> _Written instruction_: Find how many lines hold the word "this". Give only the number.

> _Data section_:
_ _ _

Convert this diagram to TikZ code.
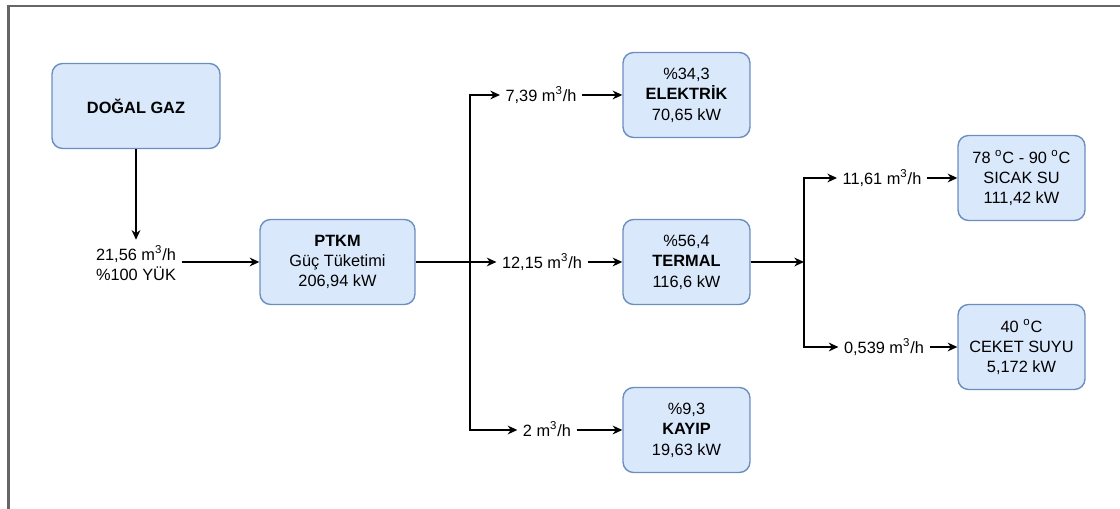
\documentclass[tikz,border=0pt]{standalone}
\usepackage{fontspec}
\setmainfont{Liberation Sans}
\usetikzlibrary{arrows.meta}
\definecolor{kutudolgu}{HTML}{DAE8FC}
\definecolor{kutucizgi}{HTML}{6C8EBF}
\begin{document}
\begin{tikzpicture}[x=0.02cm,y=-0.02cm,
    kutu/.style={draw=kutucizgi,fill=kutudolgu,line width=0.8pt,rounded corners=6pt,
        minimum width=2.54cm,minimum height=1.7cm,align=center,
        font=\fontsize{9.3}{11.6}\selectfont},
    etiket/.style={align=center,inner sep=3pt,font=\fontsize{9.3}{11.6}\selectfont},
    akis/.style={etiket,text height=1.6ex,text depth=0.3ex},
    ok/.style={-{Stealth[length=5.5pt,width=5pt]},line width=0.75pt}]
    \useasboundingbox (0,0) rectangle (1120,509);
    %cerceve
    \draw[gray!80!black,line width=1.4pt](1120,6)--(8.5,6)--(8.5,509);

    %giris
    \node[kutu,minimum width=3.36cm](gaz) at (136,106){\textbf{DOĞAL GAZ}};
    \node[etiket](yuk) at (136,263){21,56 m\textsuperscript{3}/h\\\%100 YÜK};
    \node[kutu,minimum width=3.1cm](ptkm) at (337.5,262){\textbf{PTKM}\\Güç Tüketimi\\206,94 kW};
    \draw[ok](gaz)--(yuk);
    \draw[ok](yuk.east|-ptkm)--(ptkm);

    %birinci dallanma
    \coordinate(dal1) at (470,262);
    \node[akis](debi1) at (541,95){7,39 m\textsuperscript{3}/h};
    \node[akis](debi2) at (542,262){12,15 m\textsuperscript{3}/h};
    \node[akis](debi3) at (547,430){2 m\textsuperscript{3}/h};
    \draw[line width=0.75pt](ptkm)--(dal1);
    \draw[ok](dal1)|-(debi1);
    \draw[ok](dal1)--(debi2);
    \draw[ok](dal1)|-(debi3);

    %cikislar
    \node[kutu](elk) at (686.5,95){\%34,3\\\textbf{ELEKTRİK}\\70,65 kW};
    \node[kutu](termal) at (686.5,262){\%56,4\\\textbf{TERMAL}\\116,6 kW};
    \node[kutu](kayip) at (686.5,430){\%9,3\\\textbf{KAYIP}\\19,63 kW};
    \draw[ok](debi1)--(elk);
    \draw[ok](debi2)--(termal);
    \draw[ok](debi3)--(kayip);

    %ikinci dallanma
    \coordinate(dal2) at (804,262);
    \node[akis](debi4) at (882,178){11,61 m\textsuperscript{3}/h};
    \node[akis](debi5) at (884,347){0,539 m\textsuperscript{3}/h};
    \draw[ok](termal)--(dal2);
    \draw[ok](dal2)|-(debi4);
    \draw[ok](dal2)|-(debi5);

    %sicak su ve ceket suyu
    \node[kutu](sicak) at (1021.5,178){78 \textsuperscript{o}C - 90 \textsuperscript{o}C\\SICAK SU\\111,42 kW};
    \node[kutu](ceket) at (1021.5,347){40 \textsuperscript{o}C\\CEKET SUYU\\5,172 kW};
    \draw[ok](debi4)--(sicak);
    \draw[ok](debi5)--(ceket);
\end{tikzpicture}
\end{document}
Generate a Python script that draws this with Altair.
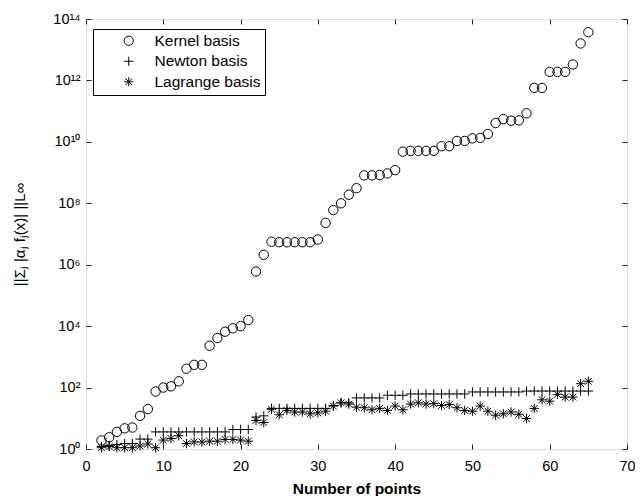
import altair as alt
import pandas as pd
import math

# ---- data ----
n_points = [2, 3, 4, 5, 6, 7, 8, 9, 10, 11, 12, 13, 14, 15, 16, 17, 18, 19, 20, 21,
            22, 23, 24, 25, 26, 27, 28, 29, 30, 31, 32, 33, 34, 35, 36, 37, 38, 39, 40, 41,
            42, 43, 44, 45, 46, 47, 48, 49, 50, 51, 52, 53, 54, 55, 56, 57, 58, 59, 60, 61,
            62, 63, 64, 65]

kernel = [1.9, 2.4, 3.6, 4.7, 5.0, 12, 20, 74, 100, 110, 160, 410, 550, 550, 2300, 4100,
          6600, 8500, 1.0e4, 1.58e4, 6.0e5, 2.1e6, 5.6e6, 5.4e6, 5.4e6, 5.4e6, 5.4e6, 5.4e6,
          6.6e6, 2.3e7, 6.0e7, 1.0e8, 1.9e8, 3.1e8, 8.1e8, 8.1e8, 8.3e8, 9.4e8, 1.2e9, 4.8e9,
          5.1e9, 5.1e9, 5.1e9, 5.1e9, 7.2e9, 7.2e9, 1.07e10, 1.07e10, 1.3e10, 1.35e10, 1.8e10,
          4.1e10, 5.5e10, 4.9e10, 5.0e10, 8.5e10, 5.7e11, 5.7e11, 1.9e12, 1.9e12, 1.9e12,
          3.3e12, 1.6e13, 3.7e13]

newton = [1.2, 1.3, 1.4, 1.5, 1.5, 2.1, 2.1, 3.6, 3.6, 3.6, 3.6, 3.6, 3.6, 3.6, 3.6, 3.6,
          3.6, 4.3, 4.3, 4.3, 11, 12, 21, 21, 21, 21, 21, 21, 21, 21, 26, 32, 32, 46, 46, 46,
          46, 56, 56, 56, 62, 62, 62, 62, 62, 62, 62, 62, 72, 72, 72, 72, 72, 72, 72, 77, 77,
          77, 77, 77, 77, 77, 77, 77]

lagrange = [1.1, 1.2, 1.1, 1.1, 1.1, 1.25, 1.45, 1.1, 1.95, 2.2, 2.7, 1.5, 1.7, 1.7, 1.8,
            1.8, 2.05, 2.05, 1.95, 1.8, 8.5, 7.3, 19.7, 13, 18, 16, 16, 14, 15, 17, 25, 32,
            29, 23, 22, 19, 21, 18, 25, 19, 29, 32, 29, 30, 26, 28, 22, 18, 17, 25, 17, 12.6,
            14, 16, 13.5, 9.8, 21, 40, 36, 60, 49, 49, 134, 160]

series_names = ["Kernel basis", "Newton basis", "Lagrange basis"]
x_ticks = [0, 10, 20, 30, 40, 50, 60, 70]
y_ticks = [1, 1e2, 1e4, 1e6, 1e8, 1e10, 1e12, 1e14]
y_tick_labels = ["10⁰", "10²", "10⁴", "10⁶", "10⁸", "10¹⁰", "10¹²", "10¹⁴"]

rows = []
for name, vals in zip(series_names, [kernel, newton, lagrange]):
    for xv, yv in zip(n_points, vals):
        rows.append({"n": xv, "value": yv, "series": name})
df = pd.DataFrame(rows)

plus_path = "M-1,0L1,0M0,-1L0,1"
star_path = "M-1,0L1,0M0,-1L0,1M-0.72,-0.72L0.72,0.72M-0.72,0.72L0.72,-0.72"

# label expression mapping exponent -> superscript label
exp_expr = "round(log(datum.value)/LN10)"
label_expr = "''"
for v, lab in reversed(list(zip(y_ticks, y_tick_labels))):
    e = int(round(math.log10(v)))
    label_expr = f"({exp_expr} == {e} ? '{lab}' : {label_expr})"

W, H = 541, 430
FONT = "Liberation Sans"

x_scale = alt.Scale(domain=[0, 70], nice=False, zero=False)
y_scale = alt.Scale(type="log", domain=[1, 1e14], nice=False)

points = alt.Chart(df).mark_point(
    filled=False, strokeWidth=1, color="black", opacity=1, size=88
).encode(
    x=alt.X("n:Q", scale=x_scale, axis=alt.Axis(
        orient="bottom", values=x_ticks, title="Number of points", offset=-5,
        tickSize=5, tickColor="#222222", domain=False, grid=False, labelPadding=10,
        labelFontSize=14.5, labelColor="black", labelFont=FONT, labelFlush=False,
        titleFont=FONT, titleFontSize=15.5, titleFontWeight="bold", titleColor="black",
        titleX=W / 2, titleY=44, titleBaseline="middle")),
    y=alt.Y("value:Q", scale=y_scale, axis=alt.Axis(
        orient="left", values=y_ticks, labelExpr=label_expr, title="||Σⱼ |αⱼ fⱼ(x)| ||L∞",
        offset=-5, tickSize=5, tickColor="#222222", domain=False, grid=False,
        labelPadding=6, labelFontSize=14.5, labelColor="black", labelFont=FONT,
        labelFlush=False, titleFont=FONT, titleFontSize=15, titleFontWeight="normal",
        titleColor="black", titleX=-72, titleY=H / 2, titleBaseline="middle", titleAngle=-90)),
    shape=alt.Shape("series:N", scale=alt.Scale(domain=series_names,
                                                range=["circle", plus_path, star_path]),
                    legend=alt.Legend(
                        title=None, orient="none", legendX=7, legendY=10,
                        strokeColor="black", fillColor="white", padding=4,
                        symbolOffset=24, labelOffset=18, rowPadding=3.5,
                        labelFont=FONT, labelFontSize=15.5, labelColor="black",
                        symbolSize=85, symbolStrokeColor="black", symbolStrokeWidth=1,
                        symbolFillColor="transparent", cornerRadius=0)),
)

ticks_layer = alt.Chart(df).mark_point(opacity=0).encode(
    x=alt.X("n:Q", scale=x_scale, axis=alt.Axis(
        orient="top", values=x_ticks, labels=False, title=None, offset=-5, tickSize=5,
        tickColor="#222222", domain=False, grid=False)),
    y=alt.Y("value:Q", scale=y_scale, axis=alt.Axis(
        orient="right", values=y_ticks, labels=False, title=None, offset=-5, tickSize=5,
        tickColor="#222222", domain=False, grid=False)),
)

chart = alt.layer(points, ticks_layer).resolve_axis(
    x="independent", y="independent"
).properties(
    width=W, height=H,
    autosize=alt.AutoSizeParams(type="none"),
    padding={"left": 78, "top": 11, "right": 8, "bottom": 47},
).configure_view(
    stroke="black", strokeWidth=1
).configure(
    background="white", font=FONT
)

chart.save("out.html", embed_options={"renderer": "svg", "actions": False})
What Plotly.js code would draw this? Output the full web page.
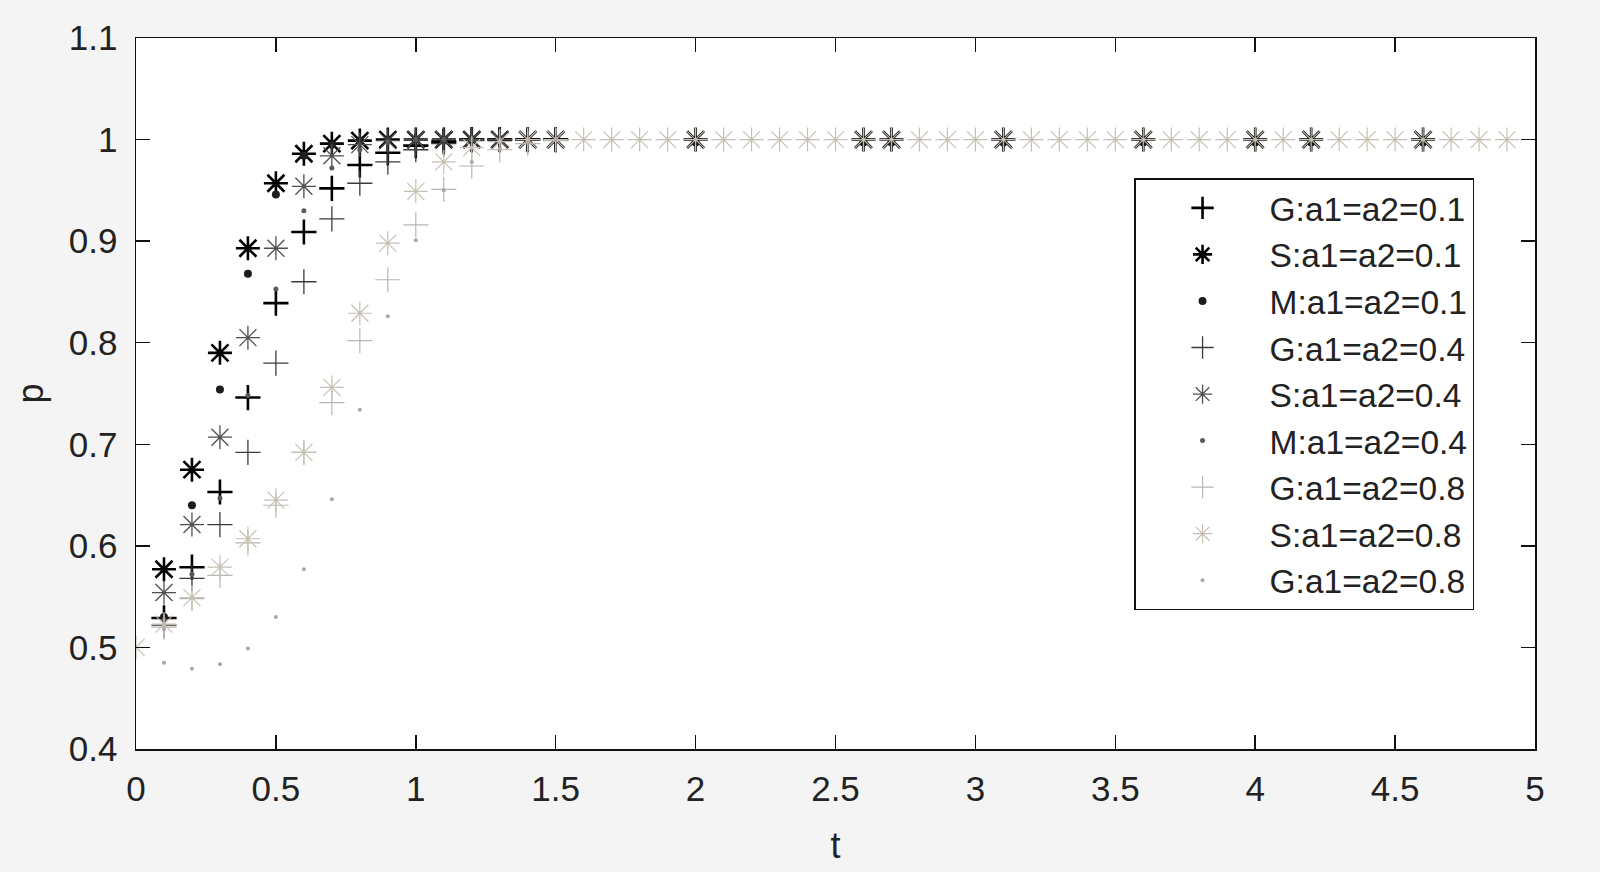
<!DOCTYPE html>
<html>
<head>
<meta charset="utf-8">
<script src="https://cdn.plot.ly/plotly-3.0.1.min.js"></script>
<style>html,body{margin:0;padding:0;background:#f4f4f4;}#chart{width:1600px;height:872px;}</style>
</head>
<body>
<div id="chart"></div>
<script>
// time axis
const t = [
  0, 0.1, 0.2, 0.3, 0.4, 0.5, 0.6, 0.7, 0.8, 0.9,
  1.0, 1.1, 1.2, 1.3, 1.4, 1.5, 1.6, 1.7, 1.8, 1.9,
  2.0, 2.1, 2.2, 2.3, 2.4, 2.5, 2.6, 2.7, 2.8, 2.9,
  3.0, 3.1, 3.2, 3.3, 3.4, 3.5, 3.6, 3.7, 3.8, 3.9,
  4.0, 4.1, 4.2, 4.3, 4.4, 4.5, 4.6, 4.7, 4.8, 4.9
];

const labels = [
  "G:a1=a2=0.1", "S:a1=a2=0.1", "M:a1=a2=0.1",
  "G:a1=a2=0.4", "S:a1=a2=0.4", "M:a1=a2=0.4",
  "G:a1=a2=0.8", "S:a1=a2=0.8", "G:a1=a2=0.8"
];

// values (null = no visible mark)
const G01 = [
  null, 0.529, 0.579, 0.653, 0.746, 0.839, 0.909, 0.952, 0.975, 0.987,
  0.994, 0.998, 1, 1, 1, 1, null, null, null, null,
  null, null, null, null, null, null, null, null, null, null,
  null, null, null, null, null, null, null, null, null, null,
  null, null, null, null, null, null, null, null, null, null
];
const S01 = [
  null, 0.577, 0.675, 0.790, 0.893, 0.957, 0.986, 0.996, 0.999, 1,
  1, 1, 1, 1, 1, 1, null, null, null, null,
  1, null, null, null, null, null, 1, 1, null, null,
  null, 1, null, null, null, null, 1, null, null, null,
  1, null, 1, null, null, null, 1, null, null, null
];
const M01 = [
  null, 0.530, 0.640, 0.754, 0.868, 0.946, 0.984, 0.995, 0.999, 1,
  1, 1, 1, 1, 1, 1, null, null, null, null,
  0.997, null, null, null, null, null, 0.997, 0.997, null, null,
  null, 0.997, null, null, null, null, 0.997, null, null, null,
  0.997, null, 0.997, null, null, null, 0.997, null, null, null
];
const G04 = [
  null, 0.522, 0.568, 0.621, 0.692, 0.780, 0.860, 0.922, 0.957, 0.978,
  0.990, 0.996, 0.999, 1, 1, 1, null, null, null, null,
  null, null, null, null, null, null, null, null, null, null,
  null, null, null, null, null, null, null, null, null, null,
  null, null, null, null, null, null, null, null, null, null
];
const S04 = [
  null, 0.554, 0.621, 0.707, 0.805, 0.893, 0.954, 0.984, 0.995, 0.999,
  1, 1, 1, 1, 1, 1, null, null, null, null,
  null, null, null, null, null, null, null, null, null, null,
  null, null, null, null, null, null, null, null, null, null,
  null, null, null, null, null, null, null, null, null, null
];
const M04 = [
  null, 0.527, 0.572, 0.647, 0.748, 0.853, 0.930, 0.972, 0.990, 0.997,
  1, 1, 1, 1, 1, 1, null, null, null, null,
  null, null, null, null, null, null, null, null, null, null,
  null, null, null, null, null, null, null, null, null, null,
  null, null, null, null, null, null, null, null, null, null
];
const G08 = [
  null, 0.520, 0.548, 0.571, 0.603, 0.640, 0.692, 0.741, 0.802, 0.862,
  0.916, 0.951, 0.974, 0.990, 0.996, 0.999, null, null, null, null,
  null, null, null, null, null, null, null, null, null, null,
  null, null, null, null, null, null, null, null, null, null,
  null, null, null, null, null, null, null, null, null, null
];
const S08 = [
  0.500, 0.523, 0.549, 0.579, 0.607, 0.645, 0.692, 0.756, 0.829, 0.898,
  0.949, 0.978, 0.992, 0.998, 1, 1, 1, 1, 1, 1,
  1, 1, 1, 1, 1, 1, 1, 1, 1, 1,
  1, 1, 1, 1, 1, 1, 1, 1, 1, 1,
  1, 1, 1, 1, 1, 1, 1, 1, 1, 1
];
const M08 = [
  null, 0.485, 0.479, 0.4835, 0.499, 0.530, 0.577, 0.646, 0.734, 0.826,
  0.901, 0.950, 0.978, 0.991, 0.997, 1, null, null, null, null,
  null, null, null, null, null, null, null, null, null, null,
  null, null, null, null, null, null, null, null, null, null,
  null, null, null, null, null, null, null, null, null, null
];

const seriesY = [G01, S01, M01, G04, S04, M04, G08, S08, M08];
const styles = [
  {symbol: "cross-thin-open", size: 18, color: "#000000", lw: 2.6},
  {symbol: "asterisk-open",   size: 20, color: "#000000", lw: 2.6},
  {symbol: "circle",          size: 8,  color: "#1e1e1e", lw: 0},
  {symbol: "cross-thin-open", size: 18, color: "#3c3c3c", lw: 1.3},
  {symbol: "asterisk-open",   size: 20, color: "#505050", lw: 1.3},
  {symbol: "circle",          size: 5,  color: "#5a5a5a", lw: 0},
  {symbol: "cross-thin-open", size: 18, color: "#b8b8b2", lw: 1.2},
  {symbol: "asterisk-open",   size: 20, color: "#c6c0b3", lw: 1.2},
  {symbol: "circle",          size: 4,  color: "#b3a3a3", lw: 0}
];

const traces = seriesY.map((y, i) => ({
  type: "scatter",
  mode: "markers",
  x: t,
  y: y,
  name: labels[i],
  legendgroup: "g" + i,
  marker: {
    symbol: styles[i].symbol,
    size: styles[i].size,
    color: styles[i].color,
    line: {color: styles[i].color, width: styles[i].lw}
  }
}));

const font = "Liberation Sans, Arial, Helvetica, sans-serif";
const txt = "#222222";

const layout = {
  width: 1600, height: 872,
  paper_bgcolor: "#f4f4f4",
  plot_bgcolor: "#ffffff",
  margin: {l: 136, r: 65, t: 38, b: 123},
  font: {family: font, color: txt, size: 30},
  showlegend: true,
  legend: {
    x: 0.7134, y: 0.803, xanchor: "left", yanchor: "top",
    bgcolor: "#ffffff", bordercolor: "#111111", borderwidth: 1.5,
    font: {family: font, size: 33.5, color: txt},
    traceorder: "grouped", tracegroupgap: 0,
    itemwidth: 124
  },
  xaxis: {
    range: [0, 5], dtick: 0.5, tick0: 0,
    ticks: "inside", ticklen: 14, tickwidth: 1.5, tickcolor: "#111",
    showline: true, linecolor: "#111", linewidth: 1.5, mirror: "ticks",
    showgrid: false, zeroline: false,
    ticklabelstandoff: 8,
    tickfont: {family: font, size: 35, color: txt},
    title: {text: "t", font: {family: font, size: 36, color: txt}, standoff: 26}
  },
  yaxis: {
    range: [0.4, 1.1], dtick: 0.1, tick0: 0.4,
    ticks: "inside", ticklen: 14, tickwidth: 1.5, tickcolor: "#111",
    showline: true, linecolor: "#111", linewidth: 1.5, mirror: "ticks",
    showgrid: false, zeroline: false,
    ticklabelstandoff: 10,
    tickfont: {family: font, size: 35, color: txt},
    title: {text: "p", font: {family: font, size: 36, color: txt}, standoff: 14}
  }
};

Plotly.newPlot("chart", traces, layout, {displayModeBar: false, staticPlot: true});
</script>
</body>
</html>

_ _ _

> _Problem solution_: 3